*Request*:
Return the material exactly, first line through the line containing "const chart = echarts.init(document.getElementById('chart'));", and nothing more. Pictures stay out.

··· Data lines ···

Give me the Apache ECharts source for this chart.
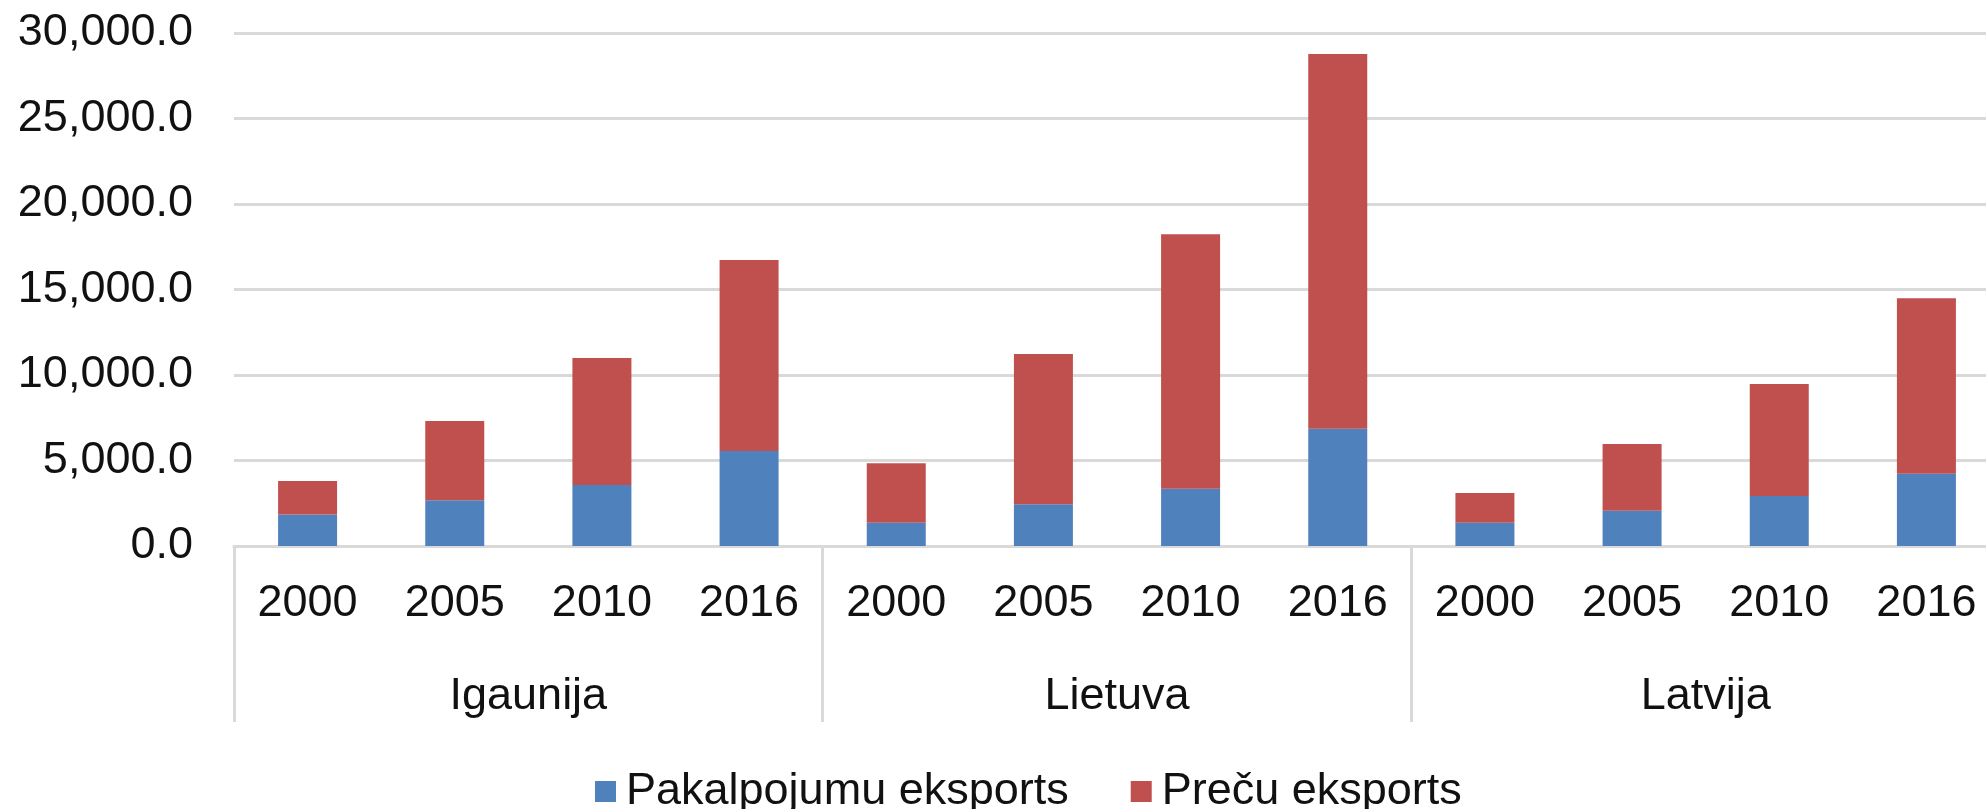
<!DOCTYPE html>
<html>
<head>
<meta charset="utf-8">
<script src="https://cdn.jsdelivr.net/npm/echarts@6/dist/echarts.min.js"></script>
<style>
  html, body { margin: 0; padding: 0; background: #fff; }
  #chart { width: 1986px; height: 809px; }
</style>
</head>
<body>
<div id="chart"></div>
<script>
// source values
const countries = ['Igaunija', 'Lietuva', 'Latvija'];
const years = ['2000', '2005', '2010', '2016', '2000', '2005', '2010', '2016', '2000', '2005', '2010', '2016'];
const pakalpojumu = [1839, 2682, 3569, 5559, 1363, 2444, 3353, 6857, 1363, 2055, 2920, 4218];
const precu = [1968, 4629, 7419, 11161, 3482, 8782, 14881, 21911, 1730, 3915, 6554, 10274];
const seriesNames = ['Pakalpojumu eksports', 'Preču eksports'];

const font = 'Liberation Sans, Arial, sans-serif';
const gridColor = '#d9d9d9';

const chart = echarts.init(document.getElementById('chart'));

// plot runs past the right edge, the last group is cut off like in the source
chart.setOption({
  animation: false,
  backgroundColor: '#fff',
  textStyle: { fontFamily: font },
  grid: {
    left: 234,
    width: 1766,
    top: 33,
    bottom: 263,
    containLabel: false,
    outerBoundsMode: 'none'
  },
  legend: {
    data: seriesNames,
    left: 590,
    top: 764,
    icon: 'rect',
    itemWidth: 21,
    itemHeight: 21,
    itemGap: 62,
    textStyle: { fontFamily: font, fontSize: 45, color: '#111', padding: [0, 0, 0, 5] }
  },
  xAxis: [
    {
      type: 'category',
      data: years,
      position: 'bottom',
      axisLine: { show: true, lineStyle: { color: gridColor, width: 3 } },
      axisTick: { show: false },
      axisLabel: { interval: 0, margin: 35, fontSize: 45, color: '#111', fontFamily: font }
    },
    {
      type: 'category',
      data: countries,
      position: 'bottom',
      axisLine: { show: false },
      axisTick: {
        show: true,
        interval: 0,
        length: 176,
        lineStyle: { color: gridColor, width: 3 }
      },
      axisLabel: { interval: 0, margin: 128, fontSize: 45, color: '#111', fontFamily: font }
    }
  ],
  yAxis: {
    type: 'value',
    min: 0,
    max: 30000,
    interval: 5000,
    axisLine: { show: false },
    axisTick: { show: false },
    splitLine: { lineStyle: { color: gridColor, width: 3 } },
    axisLabel: {
      margin: 41,
      fontSize: 45,
      color: '#111',
      fontFamily: font,
      formatter: v => v.toLocaleString('en-US', { minimumFractionDigits: 1, maximumFractionDigits: 1 })
    }
  },
  series: [
    {
      name: seriesNames[0],
      type: 'bar',
      stack: 'total',
      barWidth: 59,
      xAxisIndex: 0,
      itemStyle: { color: '#4f81bd' },
      data: pakalpojumu
    },
    {
      name: seriesNames[1],
      type: 'bar',
      stack: 'total',
      barWidth: 59,
      xAxisIndex: 0,
      itemStyle: { color: '#c0504d' },
      data: precu
    }
  ]
});
</script>
</body>
</html>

···

*Answer*:
Give me the Apache ECharts source for this chart.
<!DOCTYPE html>
<html>
<head>
<meta charset="utf-8">
<script src="https://cdn.jsdelivr.net/npm/echarts@6/dist/echarts.min.js"></script>
<style>
  html, body { margin: 0; padding: 0; background: #fff; }
  #chart { width: 1986px; height: 809px; }
</style>
</head>
<body>
<div id="chart"></div>
<script>
// source values
const countries = ['Igaunija', 'Lietuva', 'Latvija'];
const years = ['2000', '2005', '2010', '2016', '2000', '2005', '2010', '2016', '2000', '2005', '2010', '2016'];
const pakalpojumu = [1839, 2682, 3569, 5559, 1363, 2444, 3353, 6857, 1363, 2055, 2920, 4218];
const precu = [1968, 4629, 7419, 11161, 3482, 8782, 14881, 21911, 1730, 3915, 6554, 10274];
const seriesNames = ['Pakalpojumu eksports', 'Preču eksports'];

const font = 'Liberation Sans, Arial, sans-serif';
const gridColor = '#d9d9d9';

const chart = echarts.init(document.getElementById('chart'));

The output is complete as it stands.